= J. Wyley Sessions =

American religious leader (1885–1977)

James Wyley Sessions (December 11, 1885 – April 21, 1977) was an American religious leader who was the first Institute of Religion director in the Church of Jesus Christ of Latter-day Saints (LDS Church).

== Biography ==
Sessions was born on December 11, 1885, in Cassia County, Idaho Territory.

==Career==
He was sent in 1926 by church president Heber J. Grant to head the Institute of Religion in Moscow, Idaho. Sessions later served as the head of the church's mission home in Salt Lake City, Utah for many years.

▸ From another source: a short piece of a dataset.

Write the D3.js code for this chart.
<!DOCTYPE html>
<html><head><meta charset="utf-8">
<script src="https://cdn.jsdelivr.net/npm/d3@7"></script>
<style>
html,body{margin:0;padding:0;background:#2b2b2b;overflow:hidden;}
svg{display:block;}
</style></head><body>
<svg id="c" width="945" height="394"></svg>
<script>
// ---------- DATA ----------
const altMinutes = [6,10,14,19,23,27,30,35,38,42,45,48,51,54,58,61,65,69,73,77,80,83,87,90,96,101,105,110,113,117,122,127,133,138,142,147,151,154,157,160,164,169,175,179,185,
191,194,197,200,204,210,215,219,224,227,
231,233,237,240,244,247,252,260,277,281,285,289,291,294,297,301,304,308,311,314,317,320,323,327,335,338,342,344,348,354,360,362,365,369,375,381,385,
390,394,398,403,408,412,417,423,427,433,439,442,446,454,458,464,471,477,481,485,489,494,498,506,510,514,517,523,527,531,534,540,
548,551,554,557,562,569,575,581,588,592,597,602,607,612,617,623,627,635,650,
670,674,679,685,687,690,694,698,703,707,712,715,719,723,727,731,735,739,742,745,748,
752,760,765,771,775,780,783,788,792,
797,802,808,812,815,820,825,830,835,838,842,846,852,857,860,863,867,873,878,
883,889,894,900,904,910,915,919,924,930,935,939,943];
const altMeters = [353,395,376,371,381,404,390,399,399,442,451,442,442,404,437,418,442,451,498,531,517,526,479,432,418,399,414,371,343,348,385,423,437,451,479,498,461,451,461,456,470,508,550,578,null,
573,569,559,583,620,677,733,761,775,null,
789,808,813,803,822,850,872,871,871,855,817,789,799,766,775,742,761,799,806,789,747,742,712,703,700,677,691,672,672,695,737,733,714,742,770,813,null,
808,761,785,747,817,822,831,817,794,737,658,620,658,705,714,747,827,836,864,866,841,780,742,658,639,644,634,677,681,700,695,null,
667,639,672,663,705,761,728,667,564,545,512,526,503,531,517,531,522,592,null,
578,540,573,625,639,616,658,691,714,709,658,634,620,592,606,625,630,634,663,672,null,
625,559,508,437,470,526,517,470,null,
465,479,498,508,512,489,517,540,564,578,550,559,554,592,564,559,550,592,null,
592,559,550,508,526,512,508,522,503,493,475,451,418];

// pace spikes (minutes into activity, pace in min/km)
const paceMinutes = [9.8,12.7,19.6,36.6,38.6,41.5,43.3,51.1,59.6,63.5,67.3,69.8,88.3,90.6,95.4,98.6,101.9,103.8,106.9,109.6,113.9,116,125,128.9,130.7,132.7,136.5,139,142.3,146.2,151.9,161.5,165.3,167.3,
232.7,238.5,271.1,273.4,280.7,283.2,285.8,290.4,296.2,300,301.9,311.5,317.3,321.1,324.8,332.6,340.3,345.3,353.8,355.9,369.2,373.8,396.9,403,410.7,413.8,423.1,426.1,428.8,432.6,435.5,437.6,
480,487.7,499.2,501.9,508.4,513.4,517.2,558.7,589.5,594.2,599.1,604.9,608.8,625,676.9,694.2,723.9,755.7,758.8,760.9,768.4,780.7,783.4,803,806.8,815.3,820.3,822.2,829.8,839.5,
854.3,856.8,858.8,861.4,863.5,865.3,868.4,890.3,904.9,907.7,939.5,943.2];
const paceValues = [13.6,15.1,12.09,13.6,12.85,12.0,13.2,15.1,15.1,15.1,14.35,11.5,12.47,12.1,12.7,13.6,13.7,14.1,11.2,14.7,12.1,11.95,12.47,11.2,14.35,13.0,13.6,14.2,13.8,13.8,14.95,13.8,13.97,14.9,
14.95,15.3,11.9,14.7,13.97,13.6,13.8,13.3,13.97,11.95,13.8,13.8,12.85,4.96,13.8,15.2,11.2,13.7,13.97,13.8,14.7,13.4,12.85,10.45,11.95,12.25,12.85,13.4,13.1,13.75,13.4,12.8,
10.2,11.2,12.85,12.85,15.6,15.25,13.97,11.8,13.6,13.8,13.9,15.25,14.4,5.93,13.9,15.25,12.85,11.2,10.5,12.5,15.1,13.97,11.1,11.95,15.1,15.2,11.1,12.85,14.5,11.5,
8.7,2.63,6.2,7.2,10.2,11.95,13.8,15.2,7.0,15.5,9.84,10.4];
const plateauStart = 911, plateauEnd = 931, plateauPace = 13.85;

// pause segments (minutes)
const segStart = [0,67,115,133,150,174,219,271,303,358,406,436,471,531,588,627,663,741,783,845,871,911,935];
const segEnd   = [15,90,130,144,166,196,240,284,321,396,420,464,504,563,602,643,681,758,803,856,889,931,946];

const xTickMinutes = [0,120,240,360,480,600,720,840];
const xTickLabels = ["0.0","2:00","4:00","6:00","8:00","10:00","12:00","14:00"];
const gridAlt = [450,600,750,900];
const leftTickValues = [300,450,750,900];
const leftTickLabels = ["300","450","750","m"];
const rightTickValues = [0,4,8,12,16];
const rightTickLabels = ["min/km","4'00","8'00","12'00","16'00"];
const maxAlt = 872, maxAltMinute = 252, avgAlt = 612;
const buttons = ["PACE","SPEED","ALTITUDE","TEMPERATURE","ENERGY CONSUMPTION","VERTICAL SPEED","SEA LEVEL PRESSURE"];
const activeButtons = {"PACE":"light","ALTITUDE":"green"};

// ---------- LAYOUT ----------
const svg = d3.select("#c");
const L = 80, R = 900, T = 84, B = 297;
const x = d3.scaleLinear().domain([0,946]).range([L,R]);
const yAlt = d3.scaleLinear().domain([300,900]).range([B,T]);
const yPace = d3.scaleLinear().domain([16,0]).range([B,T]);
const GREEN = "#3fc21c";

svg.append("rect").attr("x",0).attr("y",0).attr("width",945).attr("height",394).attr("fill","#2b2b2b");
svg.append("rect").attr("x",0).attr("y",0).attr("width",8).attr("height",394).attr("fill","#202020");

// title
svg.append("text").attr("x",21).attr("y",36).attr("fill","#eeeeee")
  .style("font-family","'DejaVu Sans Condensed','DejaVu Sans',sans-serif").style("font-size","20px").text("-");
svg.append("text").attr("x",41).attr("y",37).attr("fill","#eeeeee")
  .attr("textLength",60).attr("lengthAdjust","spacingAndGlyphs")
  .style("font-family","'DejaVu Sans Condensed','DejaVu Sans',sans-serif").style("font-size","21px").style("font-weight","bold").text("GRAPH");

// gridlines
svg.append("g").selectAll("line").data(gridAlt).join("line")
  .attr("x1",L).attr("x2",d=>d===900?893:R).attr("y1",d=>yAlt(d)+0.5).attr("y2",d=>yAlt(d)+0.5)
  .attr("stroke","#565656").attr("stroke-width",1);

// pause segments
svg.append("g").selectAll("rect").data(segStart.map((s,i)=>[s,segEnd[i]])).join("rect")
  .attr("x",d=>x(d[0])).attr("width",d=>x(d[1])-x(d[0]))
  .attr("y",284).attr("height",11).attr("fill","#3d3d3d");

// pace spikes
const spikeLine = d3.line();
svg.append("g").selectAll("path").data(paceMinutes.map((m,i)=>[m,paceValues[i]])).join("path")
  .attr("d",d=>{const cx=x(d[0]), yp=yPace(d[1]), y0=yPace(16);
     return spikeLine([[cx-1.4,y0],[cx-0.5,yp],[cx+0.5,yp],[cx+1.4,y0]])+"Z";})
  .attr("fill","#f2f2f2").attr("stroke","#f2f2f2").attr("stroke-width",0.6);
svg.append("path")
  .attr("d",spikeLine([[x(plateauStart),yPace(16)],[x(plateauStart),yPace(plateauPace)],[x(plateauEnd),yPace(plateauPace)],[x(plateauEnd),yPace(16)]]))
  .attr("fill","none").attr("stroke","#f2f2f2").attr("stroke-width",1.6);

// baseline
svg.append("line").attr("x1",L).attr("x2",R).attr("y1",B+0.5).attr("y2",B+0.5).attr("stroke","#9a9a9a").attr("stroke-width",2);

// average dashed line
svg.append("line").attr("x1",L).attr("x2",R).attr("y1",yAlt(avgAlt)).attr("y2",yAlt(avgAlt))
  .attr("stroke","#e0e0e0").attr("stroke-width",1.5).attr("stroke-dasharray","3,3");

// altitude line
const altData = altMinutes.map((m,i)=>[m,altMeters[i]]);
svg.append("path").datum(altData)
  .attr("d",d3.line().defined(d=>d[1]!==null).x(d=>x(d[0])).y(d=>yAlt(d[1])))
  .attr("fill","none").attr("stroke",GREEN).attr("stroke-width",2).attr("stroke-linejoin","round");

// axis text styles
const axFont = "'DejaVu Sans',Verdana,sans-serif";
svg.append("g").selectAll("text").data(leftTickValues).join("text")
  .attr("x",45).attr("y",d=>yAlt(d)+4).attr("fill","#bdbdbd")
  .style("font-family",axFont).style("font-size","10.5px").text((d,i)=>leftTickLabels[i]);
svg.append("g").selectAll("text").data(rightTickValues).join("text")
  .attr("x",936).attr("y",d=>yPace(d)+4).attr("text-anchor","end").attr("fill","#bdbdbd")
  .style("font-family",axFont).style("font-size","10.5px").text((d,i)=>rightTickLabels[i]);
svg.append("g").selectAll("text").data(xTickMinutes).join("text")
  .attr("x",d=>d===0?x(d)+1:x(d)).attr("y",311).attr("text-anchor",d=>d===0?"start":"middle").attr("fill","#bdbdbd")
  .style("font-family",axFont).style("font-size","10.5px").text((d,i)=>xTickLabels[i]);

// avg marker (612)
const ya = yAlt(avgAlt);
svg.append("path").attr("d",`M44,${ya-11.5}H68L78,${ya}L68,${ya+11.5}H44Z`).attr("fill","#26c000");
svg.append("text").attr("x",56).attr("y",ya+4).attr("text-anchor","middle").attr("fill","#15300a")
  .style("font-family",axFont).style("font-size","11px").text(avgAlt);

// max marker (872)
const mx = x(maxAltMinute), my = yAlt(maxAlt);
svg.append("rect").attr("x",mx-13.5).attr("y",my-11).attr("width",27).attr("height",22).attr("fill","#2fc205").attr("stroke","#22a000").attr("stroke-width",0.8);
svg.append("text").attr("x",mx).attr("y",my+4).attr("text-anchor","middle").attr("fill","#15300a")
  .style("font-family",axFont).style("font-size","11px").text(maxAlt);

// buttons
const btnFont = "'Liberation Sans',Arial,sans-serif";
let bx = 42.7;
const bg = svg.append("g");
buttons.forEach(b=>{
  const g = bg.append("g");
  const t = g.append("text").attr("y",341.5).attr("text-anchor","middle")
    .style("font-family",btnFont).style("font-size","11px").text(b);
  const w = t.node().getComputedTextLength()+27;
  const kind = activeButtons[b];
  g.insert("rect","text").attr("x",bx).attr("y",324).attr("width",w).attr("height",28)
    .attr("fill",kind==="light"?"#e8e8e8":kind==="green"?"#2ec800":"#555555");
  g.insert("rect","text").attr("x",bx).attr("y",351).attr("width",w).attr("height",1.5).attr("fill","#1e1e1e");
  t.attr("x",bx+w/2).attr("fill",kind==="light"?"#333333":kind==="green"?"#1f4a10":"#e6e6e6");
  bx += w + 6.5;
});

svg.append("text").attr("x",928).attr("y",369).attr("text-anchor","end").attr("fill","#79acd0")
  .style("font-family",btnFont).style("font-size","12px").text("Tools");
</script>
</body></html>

In 1921, Sessions became the president of the LDS Church's South African Mission, succeeding Nicholas G. Smith. Sessions continued in this position until 1926, when he returned to Utah and almost immediately was sent to direct the institute in Idaho. Over the next decade, Sessions set up Institutes of Religion at several universities in the western United States. He believed that institutes should offer strong academic classes, social interaction, and be housed in permanent and respectable buildings. In 1935, Sessions was serving as the institute director in Pocatello, Idaho.

From 1939 to 1947, Sessions was the head of the Division of Religion at Brigham Young University in Provo, Utah.

Sessions died in Los Angeles, on April 21, 1977, aged 91.